There are 3 types of Butcher Covers:


  1. FIRST STATE BUTCHER COVERS are copies that are in their “first state” and have never been “pasted over”.  As you might imagine, there are not too many of these around.  The rarest Butchers are these first state copies and the most rare come from the collection of…wait for it…ALAN LIVINGSTON, the President of Capitol Records.  Yes, the same guy who said that any employee caught stealing one of these would be fired. Alan had 4 SEALED Stereo Copies and 20 SEALED Mono Copies delivered to his home where they sat for 20 years in his closet.  His son Peter, in 1986, went to the Beatlefest in Los Angeles, and sold a Stereo copy for $3000 and a couple MONO copies for $1000 each.  More recently, a SEALED Near Mint STEREO Livingston Butcher (as they are now called), sold at auction for $125,000 dollars, making it one of the most valuable records of all time.  Prices range on these as the Monos outnumber the Stereos, most believe at a ratio of 5:1.  For a Very Good+ first pressing, which is a pressing with a clean cover, lightly handled, with a good spine and seams, I would expect to pay around $5000.
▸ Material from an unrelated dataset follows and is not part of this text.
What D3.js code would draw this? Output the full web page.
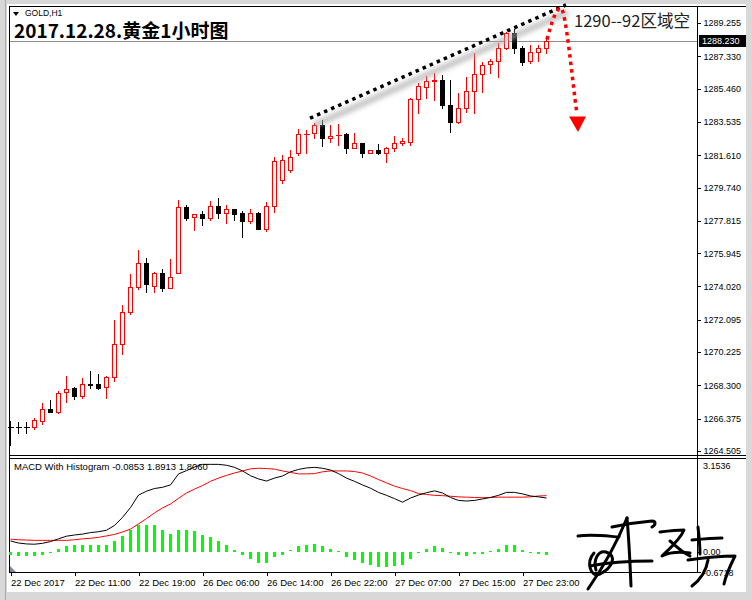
<!DOCTYPE html>
<html>
<head>
<meta charset="utf-8">
<script src="https://cdn.jsdelivr.net/npm/d3@7"></script>
<style>
  body { margin: 0; background: #fff; }
  svg { display: block; font-family: "Liberation Sans", Arial, sans-serif; }
</style>
</head>
<body>
<svg width="752" height="600"></svg>
<script>
// GOLD H1 bars, 22 Dec 03:00 -> 28 Dec 02:00
const open = [1265.92,1265.88,1265.88,1265.88,1266.22,1266.93,1266.76,1267.90,1268.15,1267.70,
  1268.38,1268.36,1268.22,1268.77,1270.68,1272.56,1273.97,1275.36,1274.06,1274.78,
  1273.91,1274.78,1278.60,1278.02,1278.21,1278.00,1278.67,1278.29,1278.48,1278.25,
  1277.82,1278.25,1277.34,1278.67,1280.18,1280.75,1281.76,1282.82,1282.88,1283.36,
  1282.59,1282.76,1282.84,1282.01,1282.30,1281.76,1281.91,1281.72,1282.01,1282.30,
  1282.36,1284.84,1285.54,1285.90,1285.96,1284.51,1283.55,1284.32,1285.34,1286.31,
  1286.87,1287.06,1287.79,1288.69,1287.79,1287.06,1287.58,1287.79];
const high = [1266.24,1266.20,1266.20,1266.43,1267.30,1267.45,1267.98,1268.84,1268.21,1268.71,
  1269.13,1268.96,1268.84,1272.08,1272.95,1274.74,1276.13,1275.65,1274.87,1275.01,
  1275.61,1279.02,1278.73,1278.21,1278.38,1278.96,1279.15,1278.73,1278.48,1278.38,
  1278.50,1278.31,1278.92,1281.51,1281.62,1281.91,1283.11,1283.07,1283.49,1283.65,
  1283.36,1283.41,1282.91,1282.88,1282.30,1281.91,1282.26,1282.10,1282.72,1282.62,
  1284.90,1285.77,1286.19,1286.35,1286.25,1285.96,1285.19,1286.15,1287.50,1287.02,
  1287.16,1288.08,1288.75,1288.89,1287.93,1288.01,1287.98,1288.37];
const low = [1264.85,1265.53,1265.53,1265.76,1266.05,1266.74,1266.72,1267.31,1267.51,1267.59,
  1268.13,1268.11,1267.59,1268.57,1270.13,1272.45,1273.86,1273.72,1273.72,1273.78,
  1273.91,1274.78,1277.86,1277.29,1277.57,1277.86,1278.00,1277.71,1277.86,1276.90,
  1277.71,1277.34,1277.23,1278.34,1280.00,1280.64,1281.62,1281.72,1282.59,1282.14,
  1282.36,1282.20,1281.76,1282.01,1281.52,1281.76,1281.66,1281.23,1281.87,1282.20,
  1282.20,1284.07,1284.90,1284.80,1284.32,1282.97,1283.46,1284.13,1284.03,1285.28,
  1286.35,1286.15,1287.73,1287.54,1286.80,1286.97,1287.06,1287.52];
const close = [1265.89,1265.87,1265.88,1266.30,1266.92,1266.78,1267.84,1268.07,1267.70,1268.36,
  1268.34,1268.17,1268.77,1270.68,1272.56,1273.97,1275.36,1274.15,1274.78,1273.95,
  1274.58,1278.60,1278.00,1278.19,1278.00,1278.67,1278.29,1278.48,1278.21,1277.82,
  1278.25,1277.34,1278.67,1281.28,1281.33,1281.52,1282.84,1282.85,1283.36,1282.59,
  1282.72,1282.80,1282.01,1282.30,1281.76,1281.91,1281.72,1282.01,1282.30,1282.43,
  1284.86,1285.61,1285.90,1285.94,1284.51,1283.55,1284.32,1285.34,1286.29,1286.83,
  1287.06,1287.79,1288.65,1287.79,1287.02,1287.60,1287.79,1288.23];

// MACD (black), signal (red), histogram (green)
const macd = [0.37,0.30,0.27,0.26,0.29,0.35,0.44,0.53,0.57,0.60,
  0.65,0.68,0.73,0.89,1.16,1.49,1.91,2.04,2.13,2.17,
  2.25,2.62,2.73,2.85,2.94,2.94,2.94,2.91,2.84,2.72,
  2.56,2.45,2.38,2.48,2.55,2.69,2.77,2.82,2.84,2.81,
  2.75,2.63,2.48,2.37,2.25,2.14,2.00,1.90,1.79,1.67,
  1.81,1.91,1.99,2.05,1.98,1.83,1.73,1.71,1.73,1.78,
  1.83,1.90,2.00,2.00,1.95,1.88,1.85,1.81];
const signal = [0.43,0.41,0.40,0.39,0.39,0.39,0.39,0.39,0.41,0.44,
  0.46,0.49,0.54,0.59,0.67,0.77,0.94,1.12,1.31,1.48,
  1.61,1.80,1.98,2.11,2.23,2.37,2.48,2.57,2.65,2.72,
  2.79,2.81,2.80,2.78,2.72,2.67,2.62,2.62,2.63,2.69,
  2.72,2.72,2.72,2.70,2.65,2.55,2.43,2.32,2.21,2.13,
  2.06,1.96,1.93,1.90,1.89,1.87,1.85,1.84,1.83,1.82,
  1.83,1.84,1.84,1.84,1.84,1.85,1.88,1.89];
const hist = [-0.09,-0.12,-0.14,-0.14,-0.09,-0.04,0.09,0.19,0.22,0.24,
  0.24,0.24,0.24,0.36,0.53,0.73,0.92,0.90,0.90,0.73,
  0.61,0.73,0.73,0.69,0.56,0.50,0.36,0.24,0.08,-0.11,
  -0.22,-0.36,-0.36,-0.17,-0.11,0.05,0.19,0.22,0.28,0.20,
  0.11,0.02,-0.17,-0.28,-0.36,-0.45,-0.50,-0.50,-0.47,-0.45,
  -0.22,-0.02,0.09,0.19,0.13,-0.05,-0.11,-0.13,-0.08,-0.08,
  0.03,0.11,0.22,0.22,0.08,-0.02,-0.06,-0.09];

const priceTicks = [1289.255,1287.330,1285.460,1283.535,1281.610,1279.740,1277.815,
  1275.945,1274.020,1272.095,1270.225,1268.300,1266.375,1264.505];
const bid = 1288.230;
const timeTickBars = [0,8,16,24,32,40,48,56,64];
const timeTickLabels = ["22 Dec 2017","22 Dec 11:00","22 Dec 19:00","26 Dec 06:00",
  "26 Dec 14:00","26 Dec 22:00","27 Dec 07:00","27 Dec 15:00","27 Dec 23:00"];
const macdTicks = [3.1536, 0.0, -0.6718];
const legendText = "MACD With Histogram -0.0853 1.8913 1.8060";

const svg = d3.select("svg");
const left = 9, right = 697, mainTop = 6, mainBottom = 455, subTop = 458, subBottom = 572;

const x = d3.scaleLinear().domain([0, 67]).range([10, 546]);
const y = d3.scaleLinear().domain([1264.274, 1290.238]).range([mainBottom, mainTop]);
const ym = d3.scaleLinear().domain([-0.6718, 3.1536]).range([subBottom, subTop]);

// window frame
svg.append("rect").attr("width", 752).attr("height", 600).attr("fill", "#d8d8d8");
svg.append("rect").attr("x", 7).attr("y", 4).attr("width", 739).attr("height", 588)
  .attr("fill", "#fff");
svg.append("line").attr("x1", 5.5).attr("x2", 5.5).attr("y1", 0).attr("y2", 600)
  .attr("stroke", "#a8a8a8");

const g = svg.append("g").attr("shape-rendering", "crispEdges");

// panel borders
g.append("line").attr("x1", left).attr("x2", 746).attr("y1", mainTop + 0.5).attr("y2", mainTop + 0.5)
  .attr("stroke", "#000");
g.append("line").attr("x1", left + 0.5).attr("x2", left + 0.5).attr("y1", mainTop).attr("y2", subBottom)
  .attr("stroke", "#000");
g.append("line").attr("x1", right + 0.5).attr("x2", right + 0.5).attr("y1", mainTop).attr("y2", subBottom + 1)
  .attr("stroke", "#000");
[mainBottom + 0.5, subTop + 0.5].forEach(v => {
  g.append("line").attr("x1", left).attr("x2", 746).attr("y1", v).attr("y2", v).attr("stroke", "#000");
});
g.append("line").attr("x1", left).attr("x2", right + 1).attr("y1", subBottom + 0.5).attr("y2", subBottom + 0.5)
  .attr("stroke", "#000");

// bid line
g.append("line").attr("x1", left + 1).attr("x2", right).attr("y1", Math.round(y(bid)) + 0.5)
  .attr("y2", Math.round(y(bid)) + 0.5).attr("stroke", "#8c8c8c");

// candles
const bars = d3.range(open.length);
const cg = g.append("g");
bars.forEach(i => {
  const cx = Math.round(x(i)) + 0.5;
  const up = close[i] > open[i];
  const col = up ? "#ff0000" : "#000";
  cg.append("line").attr("x1", cx).attr("x2", cx)
    .attr("y1", Math.round(y(high[i]))).attr("y2", Math.round(y(low[i])) + 1)
    .attr("stroke", col);
  const y1 = Math.round(y(Math.max(open[i], close[i])));
  const y2 = Math.round(y(Math.min(open[i], close[i])));
  if (y2 - y1 < 1) {
    cg.append("line").attr("x1", cx - 2.5).attr("x2", cx + 3.5).attr("y1", y1 + 0.5).attr("y2", y1 + 0.5)
      .attr("stroke", col);
  } else {
    cg.append("rect").attr("x", cx - 2).attr("y", y1 + 0.5).attr("width", 4).attr("height", y2 - y1)
      .attr("fill", up ? "#fff" : "#000").attr("stroke", col);
  }
});

// price axis
const ay = g.append("g").attr("transform", `translate(${right + 0.5},0)`)
  .call(d3.axisRight(y).tickValues(priceTicks).tickSize(3).tickPadding(3).tickFormat(d3.format(".3f")));
ay.select(".domain").remove();
ay.selectAll("text").attr("font-size", 9).attr("font-family", "Liberation Sans, Arial, sans-serif").attr("fill", "#000");

// bid label
g.append("rect").attr("x", right + 2).attr("y", y(bid) - 6).attr("width", 47).attr("height", 12).attr("fill", "#000");
svg.append("text").attr("x", right + 5).attr("y", y(bid) + 3.5).attr("font-size", 9).attr("fill", "#fff")
  .text(d3.format(".3f")(bid));

// MACD panel
const hg = g.append("g");
bars.forEach(i => {
  const cx = Math.round(x(i));
  const y0 = ym(0), y1 = ym(hist[i]);
  hg.append("rect").attr("x", cx - 1).attr("width", 3)
    .attr("y", Math.round(Math.min(y0, y1))).attr("height", Math.max(1, Math.round(Math.abs(y1 - y0))))
    .attr("fill", "#00ff00");
});
const line = d3.line().x((d, i) => x(i) + 0.5).y(d => ym(d));
svg.append("path").attr("d", line(signal)).attr("fill", "none").attr("stroke", "#ff0000").attr("stroke-width", 1);
svg.append("path").attr("d", line(macd)).attr("fill", "none").attr("stroke", "#000").attr("stroke-width", 1);

svg.append("text").attr("x", 14).attr("y", 470).attr("font-size", 9.5).attr("fill", "#000").text(legendText);

svg.selectAll(".mt").data(macdTicks).enter().append("text")
  .attr("x", right + 6).attr("y", (d, i) => i === 0 ? subTop + 11 : ym(d) + 3.5)
  .attr("font-size", 9).attr("fill", "#000").text(d => d === 0 ? "0.00" : d.toFixed(4));
macdTicks.slice(1).forEach(d => {
  g.append("line").attr("x1", right).attr("x2", right + 4).attr("y1", Math.round(ym(d)) + 0.5)
    .attr("y2", Math.round(ym(d)) + 0.5).attr("stroke", "#000");
});

// shift marker
svg.append("path").attr("d", `M${left + 1},${subBottom - 6}L${left + 1},${subBottom}L${left + 7},${subBottom}Z`)
  .attr("fill", "#7a8a9a");

// time axis
const ax = g.append("g").attr("transform", `translate(0.5,${subBottom + 1})`)
  .call(d3.axisBottom(x).tickValues(timeTickBars).tickSize(3).tickPadding(3)
    .tickFormat((d, i) => timeTickLabels[i]));
ax.select(".domain").remove();
ax.selectAll("text").attr("text-anchor", "start").attr("font-size", 9.5)
  .attr("font-family", "Liberation Sans, Arial, sans-serif").attr("fill", "#000");

// header
svg.append("path").attr("d", "M13,12L19,12L16,16Z").attr("fill", "#000");
svg.append("text").attr("x", 25).attr("y", 16).attr("font-size", 8.5).attr("fill", "#000").text("GOLD,H1");
svg.append("text").attr("x", 14).attr("y", 38).attr("font-size", 19).attr("font-weight", "bold")
  .attr("font-family", "'Noto Sans CJK SC', sans-serif").attr("fill", "#000")
  .text("2017.12.28.黄金1小时图");

// annotations
const defs = svg.append("defs");
defs.append("filter").attr("id", "blur").append("feGaussianBlur").attr("stdDeviation", 2.5);
const trendA = [37.5, 1283.75], trendB = [69.5, 1290.3];
svg.append("line").attr("x1", x(trendA[0]) + 4).attr("y1", y(trendA[1]) + 7)
  .attr("x2", x(trendB[0]) + 2).attr("y2", y(trendB[1]) + 7)
  .attr("stroke", "#a8a8a8").attr("stroke-width", 6).attr("filter", "url(#blur)").attr("opacity", 0.7);
svg.append("line").attr("x1", x(trendA[0])).attr("y1", y(trendA[1]))
  .attr("x2", x(trendB[0])).attr("y2", y(trendB[1]))
  .attr("stroke", "#000").attr("stroke-width", 3.5).attr("stroke-dasharray", "3.5,4.2");

svg.append("path")
  .attr("d", `M${x(67) + 1},${y(1288.3)} C${x(67) + 6},${y(1289.4)} ${x(67) + 11},${y(1290.2)} ${x(67) + 15},${y(1290.1)} C${x(67) + 20},${y(1290)} ${x(67) + 26},${y(1286)} ${x(67) + 31},${y(1284.0)}`)
  .attr("fill", "none").attr("stroke", "#ff0000").attr("stroke-width", 3.5).attr("stroke-dasharray", "3.5,4");
svg.append("path")
  .attr("d", `M${x(67) + 23},${y(1283.85)} L${x(67) + 40},${y(1283.85)} L${x(67) + 32},${y(1282.95)} Z`)
  .attr("fill", "#ff0000");

svg.append("text").attr("x", 574).attr("y", 27).attr("font-size", 16.5)
  .attr("font-family", "'Noto Sans CJK SC', sans-serif").attr("fill", "#222")
  .text("1290--92区域空");

// signature
const sig = svg.append("g").attr("fill", "none").attr("stroke", "#000").attr("stroke-width", 3)
  .attr("stroke-linecap", "round").attr("stroke-linejoin", "round");
[
  "M578,536 C592,534 606,536 619,537",
  "M627,518 C618,540 604,566 588,589",
  "M627,518 C629,540 630,562 631,586",
  "M594,553 C586,562 590,578 600,574 C612,568 618,556 606,552 C598,550 593,560 596,570",
  "M590,566 C610,562 632,561 652,561",
  "M612,527 C626,524 640,522 652,521 C656,521 656,525 652,527",
  "M660,532 C668,531 676,530 684,530 C680,540 668,550 662,556 C670,552 682,552 690,553",
  "M670,541 C676,546 682,552 690,556",
  "M698,527 C699,536 700,545 700,554",
  "M692,540 C702,539 712,538 722,538",
  "M688,560 C702,558 720,556 735,556 C730,566 726,575 724,584",
  "M708,560 C706,572 700,580 692,586"
].forEach(d => sig.append("path").attr("d", d));
</script>
</body>
</html>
  • SECOND STATE BUTCHER COVERS are the copies that have been “pasted over” with the revised cover showing a very large steamer trunk with some very bored looking Beatles.  If you look thru the revised cover’s white background, at an area between the top of the trunk and the opening of the sleeve, you can make out the outline of Ringo’s black turtleneck sweater under his white Butcher smock.  This is the kind of Butcher that I have found twice; one time in a collection that I bought and, once, in a dollar bin at a local shop.  Oddly, Second State Butchers have become more rare as more people attempt to peel the top cover off!  Obviously the rarest would be a Sealed Stereo Second State Butcher which, I believe, could set you back, perhaps, as much as $20,000.  There are a lot of VG to VG+ copies around; the VG covers could have a little writing on them or a broken seam or spine or some paper loss.  The MONOs bring around $300 to $600, the STEREOs, $600 to $900.  A good score would be to get one for a few hundred.


  • THIRD STATE BUTCHER COVERS are the ones in which people have attempted to remove the top cover image to get to the Butcher cover image underneath.  Quite often, the process is botched and the results show a mishmash of both images and the cardboard underneath.  Even a bad peel job has value.  First, you can say that you have one!  Second, these are still collectable and a successful peel job can yield a beautiful result.  Here’s a tip. If you’re going to attempt to peel a butcher, look for copies with a “2” or a “3” on the lower part of the back cover. This number identifies the manufacturing plant as the Capitol pressing plant in Scranton, PA.  At that plant, they used a water soluble glue to adhere the new cover so removing the cover, with the right chemicals can be a potentially more successful project.  Depending on how bad the peel job is, really determines the value.  A really bad peel job may make a MONO sleeve worth less than $50. A good peel job with no tears and no obvious glue or chemical stains, could fetch up to $1000 for a MONO, $1800-2000 for a STEREO.


Perhaps in a future blog, I can try that very PEELING process…all I need is your Butcher cover to experiment on….anyone game?

Lastly, those tips on where to find one.  Obviously, if you buy record collections, you’re most likely to find one in a 60’s collection.  Another fun place to look is at Garage & Rummage Sales, Junk or Antique Shops, and Flea Markets or other Public Sales.  Often, they’re beat up…so if you’re gonna try to do a PEEL, look for that Scranton pressing with the number “2” or “3” on the back and most importantly, be safe and use proper safety equipment!   

That’s all from Vinylvana so thanks for reading this!